Cinéma : « Un Héros »

Le dernier film du réalisateur iranien Asghar Farhadi, Un héros, nous conte l’histoire d’un homme qui est à l’image de son pays, l’Iran. Il n’arrive pas à s’en sortir. Dès qu’il pense que les choses s’améliorent pour lui, en fait elles empirent et l’entraînent dans une spirale infernale. Le film est réaliste et cruel comme l’est la société iranienne envers les gentils, les doux, les faibles.
Rahim n’est pas un héros très discret. Après un acte de probité qui l’honore – alors qu’il était en liberté provisoire – tout le monde se l’arrache, télévisions comme organismes de charité. Même la direction de la prison où il est incarcéré pour dettes, le porte aux nues. Mais les ennuis ne tardent pas à apparaître et à s’accumuler à tel point que le ciel finit bel et bien par lui tomber sur la tête.
Notre héros est bien naïf et il se laisse avoir par tout le monde. Les personnages, bons ou mauvais, sont bien campés par une belle pléiade d’acteurs souvent dans des seconds rôles forts et signifiants. Rahim est interprété par le bel Amir Jadidi qui n’hésite pas à jouer avec brio l’idiot sympathique. Ce tendre loser peut compter sur l’amour inconditionnel de sa nouvelle petite amie, et sur le soutien de sa famille qui fait tout pour l’aider.

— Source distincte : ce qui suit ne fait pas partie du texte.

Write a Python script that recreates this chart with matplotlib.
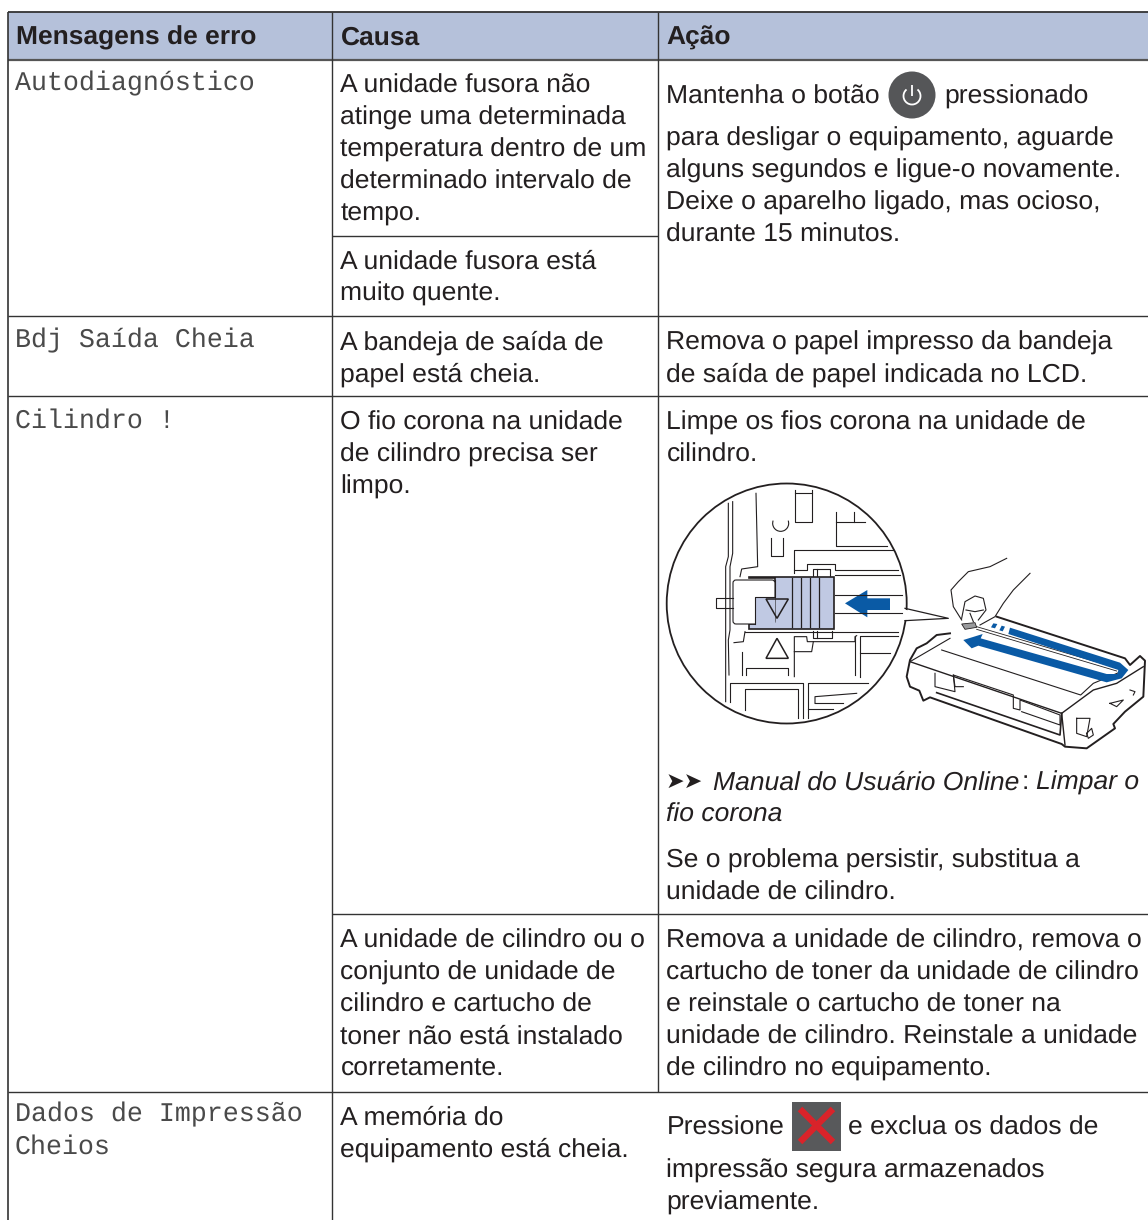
import matplotlib
matplotlib.use("Agg")
import matplotlib.pyplot as plt
from matplotlib.patches import Circle, Polygon, Rectangle, Arc, FancyBboxPatch

plt.rcParams["text.hinting"] = "no_hinting"

W, H = 1148, 1220
SANS = "Liberation Sans"
MONO = "Liberation Mono"
DARK = "#231f20"
HEAD_BG = "#b5c1da"
BLUE = "#0a5aa5"
TAB = "#c0c9e3"

headers = ["Mensagens de erro", "Causa", "Ação"]
messages = [["Autodiagnóstico"], ["Bdj Saída Cheia"], ["Cilindro !"],
            ["Dados de Impressão", "Cheios"]]
causes = [
    ["A unidade fusora não", "atinge uma determinada", "temperatura dentro de um",
     "determinado intervalo de", "tempo."],
    ["A unidade fusora está", "muito quente."],
    ["A bandeja de saída de", "papel está cheia."],
    ["O fio corona na unidade", "de cilindro precisa ser", "limpo."],
    ["A unidade de cilindro ou o", "conjunto de unidade de", "cilindro e cartucho de",
     "toner não está instalado", "corretamente."],
    ["A memória do", "equipamento está cheia."],
]
actions = [
    ["para desligar o equipamento, aguarde", "alguns segundos e ligue-o novamente.",
     "Deixe o aparelho ligado, mas ocioso,", "durante 15 minutos."],
    ["Remova o papel impresso da bandeja", "de saída de papel indicada no LCD."],
    ["Limpe os fios corona na unidade de", "cilindro."],
    ["Se o problema persistir, substitua a", "unidade de cilindro."],
    ["Remova a unidade de cilindro, remova o", "cartucho de toner da unidade de cilindro",
     "e reinstale o cartucho de toner na", "unidade de cilindro. Reinstale a unidade",
     "de cilindro no equipamento."],
    ["impressão segura armazenados", "previamente."],
]

fig = plt.figure(figsize=(W / 100, H / 100), dpi=100)
ax = fig.add_axes([0, 0, 1, 1])
ax.set_xlim(0, W)
ax.set_ylim(H, 0)
ax.axis("off")

COL = [7.5, 332.0, 657.5]
LINE = 32


def put(x, y, s, fam=SANS, size=19.05, color=DARK, **kw):
    return ax.text(x, y + 0.4, s, family=fam, fontsize=size, color=color, va="baseline", **kw)


def block(x, y, lines, **kw):
    for i, s in enumerate(lines):
        put(x, y + i * LINE, s, **kw)


def rule(x0, x1, y0, y1, lw=1.0, c="#333333"):
    ax.plot([x0, x1], [y0, y1], color=c, lw=lw, solid_capstyle="butt")


# header
ax.add_patch(Rectangle((COL[0], 12), W - COL[0], 48, fc=HEAD_BG, ec="none"))
put(16, 44, headers[0], weight="bold", size=19.0)
put(340.5, 44, headers[1], weight="bold", size=19.0)
put(666.5, 44, headers[2], weight="bold", size=19.0)

# grid
rule(COL[0], W, 12, 12, 1.3)
rule(COL[0], W, 60, 60, 1.6, "#555555")
rule(COL[0], W, 316, 316)
rule(COL[0], W, 396, 396)
rule(COL[0], W, 1092, 1092)
rule(COL[1], COL[2], 236, 236)
rule(COL[1], W, 914, 914)
rule(COL[0], COL[0], 12, H, 1.2)
rule(COL[1], COL[1], 12, H)
rule(COL[2], COL[2], 12, 1092)

# first column, monospaced and thin in the reference
mono = dict(fam=MONO, size=19.2, color="#4a4a4a")
put(15, 90, messages[0][0], **mono)
put(15, 347, messages[1][0], **mono)
put(15, 427, messages[2][0], **mono)
put(15, 1121, messages[3][0], **mono)
put(15, 1153, messages[3][1], **mono)

# second column
for y, lines in zip([92, 268, 349, 429, 947, 1124], causes):
    block(340.5, y, lines)

# third column
put(666.5, 103, "Mantenha o botão")
ax.add_patch(Circle((912, 95), 23.5, fc="#555658", ec="none"))
ax.add_patch(Arc((912, 96), 17, 17, theta1=-50, theta2=230, color="white", lw=1.3))
rule(912, 912, 85, 96, 1.3, "white")
put(944, 103, "pressionado")
block(666.5, 145, actions[0])
block(666.5, 349, actions[1])
block(666.5, 429, actions[2])
put(666, 788, "➤➤", fam="DejaVu Sans", size=16)
put(713, 789, "Manual do Usuário Online", style="italic")
put(1022, 789, ":")
put(1036, 789, "Limpar o", style="italic")
put(666.5, 821, "fio corona", style="italic")
block(666.5, 867, actions[3])
block(666.5, 947, actions[4])
put(666.5, 1134, "Pressione")
ax.add_patch(Rectangle((792, 1102), 49, 49, fc="#58595b", ec="none"))
ax.plot([800, 833], [1109, 1142], color="#d9232a", lw=4.6, solid_capstyle="butt")
ax.plot([833, 800], [1109, 1142], color="#d9232a", lw=4.6, solid_capstyle="butt")
put(848, 1134, "e exclua os dados de")
block(666.5, 1177, actions[5])


# illustration: coordinates are in the 3x zoom of the crop starting at (660, 470)
def pt(p):
    return [(660 + a / 3, 470 + b / 3) for a, b in p]


lens = Circle((786.7, 603.5), 120, fc="white", ec="none", transform=ax.transData)
ax.add_patch(lens)


def inner(p, lw=0.8, c=DARK):
    xs, ys = zip(*pt(p))
    ln, = ax.plot(xs, ys, color=c, lw=lw, solid_joinstyle="round")
    ln.set_clip_path(lens)


for p in [
    [(205, 100), (205, 260), (197, 290), (197, 695)],
    [(218, 95), (218, 250), (210, 290), (210, 480), (205, 510), (207, 615)],
    [(288, 70), (293, 290), (245, 297), (240, 320)],
    [(405, 60), (405, 155), (455, 155), (455, 60)],
    [(405, 70), (455, 70)],
    [(527, 125), (527, 228), (680, 228)],
    [(527, 155), (615, 155)],
    [(583, 125), (583, 155)],
    [(332, 205), (332, 258), (370, 258), (370, 205)],
    [(403, 310), (403, 240), (700, 240)],
    [(403, 300), (440, 300), (440, 283), (525, 283), (525, 300), (715, 300)],
    [(525, 315), (720, 315)],
    [(525, 375), (725, 375)],
    [(525, 428), (725, 428)],
    [(255, 485), (715, 485)],
    [(255, 485), (250, 515), (222, 518)],
    [(245, 545), (245, 615)],
    [(258, 615), (258, 595), (385, 595), (385, 615)],
    [(403, 620), (403, 500), (440, 500), (442, 515), (585, 515), (585, 500), (590, 497)],
    [(403, 545), (455, 545), (460, 515)],
    [(585, 497), (585, 615)],
    [(600, 620), (600, 497), (715, 497)],
    [(600, 550), (690, 550)],
    [(210, 695), (210, 640), (428, 640), (428, 745)],
    [(256, 720), (256, 657), (415, 657), (415, 745)],
    [(443, 745), (443, 640), (625, 640)],
    [(465, 700), (465, 680), (590, 670)],
    [(465, 700), (550, 700)],
    [(443, 718), (520, 718)],
    [(218, 413), (168, 413), (168, 383), (218, 383)],
    [(458, 318), (458, 297), (510, 297), (510, 318)],
    [(472, 297), (472, 318)],
    [(458, 482), (458, 503), (515, 503), (515, 482)],
    [(472, 482), (472, 503)],
]:
    inner(p)
ax.add_patch(Arc((660 + 362 / 3, 470 + 160 / 3), 16, 16, theta1=-20, theta2=200,
                 color=DARK, lw=0.8))

ax.add_patch(Polygon(pt([(268, 320), (522, 320), (522, 478), (268, 478), (268, 462),
                         (285, 462), (285, 382), (345, 382), (345, 325), (268, 325)]),
                     fc=TAB, ec=DARK, lw=1.2))
ax.add_patch(FancyBboxPatch((733, 580), 42, 44, boxstyle="round,pad=0,rounding_size=3",
                            fc="white", ec=DARK, lw=0.8))
ax.add_patch(Rectangle((755.3, 597.5), 20, 28, fc=TAB, ec="none"))
inner([(285, 462), (285, 382), (345, 382), (345, 330)], 0.8)
for zx in [395, 423, 450, 477]:
    inner([(zx, 325), (zx, 472)], 0.9)
for p in [[(318, 387), (385, 387), (351, 445)], [(318, 565), (385, 565), (351, 505)]]:
    ax.add_patch(Polygon(pt(p), fc="none", ec=DARK, lw=1.1))
ax.add_patch(Polygon(pt([(555, 400), (622, 360), (622, 385), (690, 385), (690, 420),
                         (622, 420), (622, 442)]), fc=BLUE, ec="none"))

ax.add_patch(Circle((786.7, 603.5), 120, fc="none", ec=DARK, lw=1.3))
ax.add_patch(Polygon(pt([(730, 418), (865, 446), (730, 450)]), fc="white", ec="none", zorder=3))
xs, ys = zip(*pt([(735, 415), (865, 445), (735, 452)]))
ax.plot(xs, ys, color=DARK, lw=0.9, zorder=4)

drum_lines = [
    ([(870, 490), (830, 495), (800, 520), (770, 535), (750, 570), (740, 620), (750, 650),
      (778, 662), (790, 692), (810, 682), (1205, 822), (1215, 830), (1280, 835),
      (1365, 775), (1360, 762), (1395, 725), (1450, 680), (1455, 572), (1440, 558),
      (1410, 585), (1395, 565), (1010, 440)], 1.4),
    ([(750, 575), (870, 505)], 0.8),
    ([(750, 575), (1205, 730), (1215, 825)], 1.0),
    ([(845, 540), (1262, 675), (1300, 640), (1395, 600)], 0.8),
    ([(1205, 730), (1300, 660), (1370, 640), (1450, 590)], 1.0),
    ([(830, 668), (1200, 795), (1205, 730)], 1.2),
    ([(825, 610), (825, 650), (885, 665), (880, 615), (1060, 675), (1060, 715), (1080, 720),
      (1080, 690), (1200, 735), (1200, 765), (1085, 725)], 0.8),
    ([(880, 615), (885, 650), (910, 650)], 0.8),
    ([(950, 470), (1375, 595)], 0.6),
    ([(950, 478), (1370, 603)], 0.6),
    ([(1250, 745), (1290, 745), (1280, 800), (1250, 790), (1250, 745)], 0.8),
    ([(1280, 790), (1295, 775), (1300, 795), (1285, 805), (1280, 790)], 0.8),
    ([(1350, 700), (1390, 690), (1370, 710), (1350, 700)], 0.8),
    ([(1410, 660), (1425, 665), (1420, 675)], 0.8),
]
for p, lw in drum_lines:
    xs, ys = zip(*pt(p))
    ax.plot(xs, ys, color=DARK, lw=lw, solid_joinstyle="round")

hand = [
    [(1040, 265), (990, 290), (925, 305), (895, 335), (873, 360), (880, 410), (905, 450)],
    [(1110, 310), (1060, 360), (1030, 400), (1005, 440), (960, 465)],
    [(905, 445), (915, 395), (945, 378), (970, 385), (978, 420), (955, 450)],
    [(918, 420), (945, 425), (970, 420)],
    [(930, 430), (940, 455)],
]
for p in hand:
    xs, ys = zip(*pt(p))
    ax.plot(xs, ys, color=DARK, lw=0.8, solid_joinstyle="round")
ax.add_patch(Polygon(pt([(905, 462), (945, 458), (950, 472), (915, 478)]),
                     fc="#9a9b9d", ec=DARK, lw=0.6))
ax.add_patch(Polygon(pt([(1050, 473), (1380, 578), (1405, 600), (1385, 625), (1340, 637),
                         (955, 527), (935, 535), (910, 510), (968, 492), (962, 505),
                         (1340, 612), (1372, 612), (1375, 600), (1045, 492)]),
                     fc=BLUE, ec="none", zorder=3))
for p in [[(1000, 460), (1012, 462), (1005, 475), (993, 472)],
          [(1025, 467), (1035, 470), (1028, 484), (1018, 481)]]:
    ax.add_patch(Polygon(pt(p), fc=BLUE, ec="none", zorder=3))

fig.savefig("out.png", dpi=100)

Son jeune fils, au début indifférent envers ce père dont il est peu fier, ne le lâche plus d’un pouce et père et fils semblent liés à jamais dans l’adversité.
La famille est un socle solide qui offre soutien et bienveillance, ce qui est loin d’être le cas du reste de la communauté. Le point de vue du film montre une société iranienne du soupçon et du sens de l’honneur exacerbé. Rahim, notre brave gars, devient violent lorsqu’il se sent dépassé par les événements, dans un pays où la moindre violence verbale ou physique n’est pas tolérée.
Le réalisateur Asghar Farhadi livre là un film engagé et subtil, une allégorie qui en mêlant habilement implicite et explicite, lui permet d’éviter l’ire du gouvernement iranien. Il base son récit sur des gens simples et ordinaires pris dans un tourbillon sans fin pour dénoncer les travers de l’administration iranienne, arcboutée sur des principes rétrogrades et une suspicion pointilleuse. La société civile n’est guère mieux lotie, soumise à la bien-pensance et au regard des autres. Il y a pourtant de la solidarité et de la tendresse mais le poids du qu’en dira-t-on annihile toute velléité de révolte face à l’injustice.
Il n’y aura pas d’épiphanie pour notre héros qui retourne à la case départ, c’est-à-dire en prison. Le dernier plan du film est de toute beauté avec une porte ouverte sur la lumière et la liberté, pour un autre, quand notre héros retrouve son lot de solitude et d’obscurité.